__What you will do__
Quote the listing below in full and exactly as written, but omit every picture.

__Given data__
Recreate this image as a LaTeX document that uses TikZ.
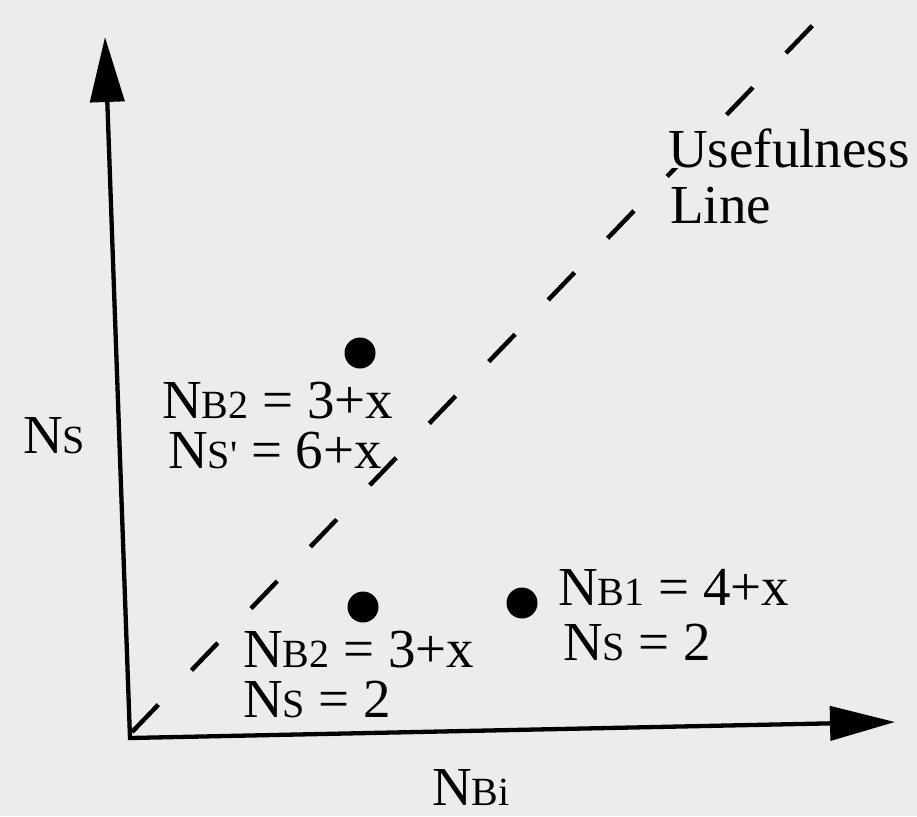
\documentclass[tikz,border=0pt]{standalone}
\usepackage{fontspec}
\setmainfont{Liberation Serif}[Ligatures=TeXOff]
\usetikzlibrary{arrows.meta}
\definecolor{bg}{RGB}{236,236,239}
\newcommand{\sm}[1]{{\fontsize{40}{40}\selectfont #1}}
\begin{document}
\begin{tikzpicture}[x=1pt,y=-1pt,
  lbl/.style={anchor=base west, inner sep=0pt, font=\fontsize{55}{60}\selectfont},
  axisline/.style={line width=4.3pt, line join=miter,
    {Triangle[length=65pt,width=34pt]}-{Triangle[length=65pt,width=34pt]}},
  useline/.style={line width=4.5pt, dash pattern=on 38pt off 47.7pt},
  dot/.style={circle, fill=black, inner sep=0pt, minimum size=31pt}]
\fill[bg] (0,0) rectangle (917,816);
\useasboundingbox (0,0) rectangle (917,816);
% axes
\coordinate (O) at (130,738);
\coordinate (Ytip) at (105,37);
\coordinate (Xtip) at (895,722);
\draw[axisline] (Ytip) -- (O) -- (Xtip);
% usefulness line
\coordinate (U0) at (132,732);
\coordinate (U1) at (813,25);
\draw[useline] (U0) -- (U1);
% points
\node[dot] (p1) at (360,353) {};
\node[dot] (p2) at (363,607) {};
\node[dot] (p3) at (522,603) {};
% labels
\node[lbl] (t1a) at (162,418) {N\sm{B2} = 3+x};
\node[lbl] (t1b) at (168,468) {N\sm{S'} = 6+x};
\node[lbl] (t2a) at (243,667) {N\sm{B2} = 3+x};
\node[lbl] (t2b) at (243,717) {N\sm{S} = 2};
\node[lbl] (t3a) at (558,605) {N\sm{B1} = 4+x};
\node[lbl] (t3b) at (563,660) {N\sm{S} = 2};
\node[lbl, fill=bg] (use) at (668,167) {Usefulness};
\node[lbl] (lin) at (670,223) {Line};
\node[lbl] (ylab) at (23,453) {N\sm{S}};
\node[lbl] (xlab) at (432,805) {N\sm{Bi}};
\end{tikzpicture}
\end{document}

__Response for this exercise__
Recreate this image as a LaTeX document that uses TikZ.
\documentclass[tikz,border=0pt]{standalone}
\usepackage{fontspec}
\setmainfont{Liberation Serif}[Ligatures=TeXOff]
\usetikzlibrary{arrows.meta}
\definecolor{bg}{RGB}{236,236,239}
\newcommand{\sm}[1]{{\fontsize{40}{40}\selectfont #1}}
\begin{document}
\begin{tikzpicture}[x=1pt,y=-1pt,
  lbl/.style={anchor=base west, inner sep=0pt, font=\fontsize{55}{60}\selectfont},
  axisline/.style={line width=4.3pt, line join=miter,
    {Triangle[length=65pt,width=34pt]}-{Triangle[length=65pt,width=34pt]}},
  useline/.style={line width=4.5pt, dash pattern=on 38pt off 47.7pt},
  dot/.style={circle, fill=black, inner sep=0pt, minimum size=31pt}]
\fill[bg] (0,0) rectangle (917,816);
\useasboundingbox (0,0) rectangle (917,816);
% axes
\coordinate (O) at (130,738);
\coordinate (Ytip) at (105,37);
\coordinate (Xtip) at (895,722);
\draw[axisline] (Ytip) -- (O) -- (Xtip);
% usefulness line
\coordinate (U0) at (132,732);
\coordinate (U1) at (813,25);
\draw[useline] (U0) -- (U1);
% points
\node[dot] (p1) at (360,353) {};
\node[dot] (p2) at (363,607) {};
\node[dot] (p3) at (522,603) {};
% labels
\node[lbl] (t1a) at (162,418) {N\sm{B2} = 3+x};
\node[lbl] (t1b) at (168,468) {N\sm{S'} = 6+x};
\node[lbl] (t2a) at (243,667) {N\sm{B2} = 3+x};
\node[lbl] (t2b) at (243,717) {N\sm{S} = 2};
\node[lbl] (t3a) at (558,605) {N\sm{B1} = 4+x};
\node[lbl] (t3b) at (563,660) {N\sm{S} = 2};
\node[lbl, fill=bg] (use) at (668,167) {Usefulness};
\node[lbl] (lin) at (670,223) {Line};
\node[lbl] (ylab) at (23,453) {N\sm{S}};
\node[lbl] (xlab) at (432,805) {N\sm{Bi}};
\end{tikzpicture}
\end{document}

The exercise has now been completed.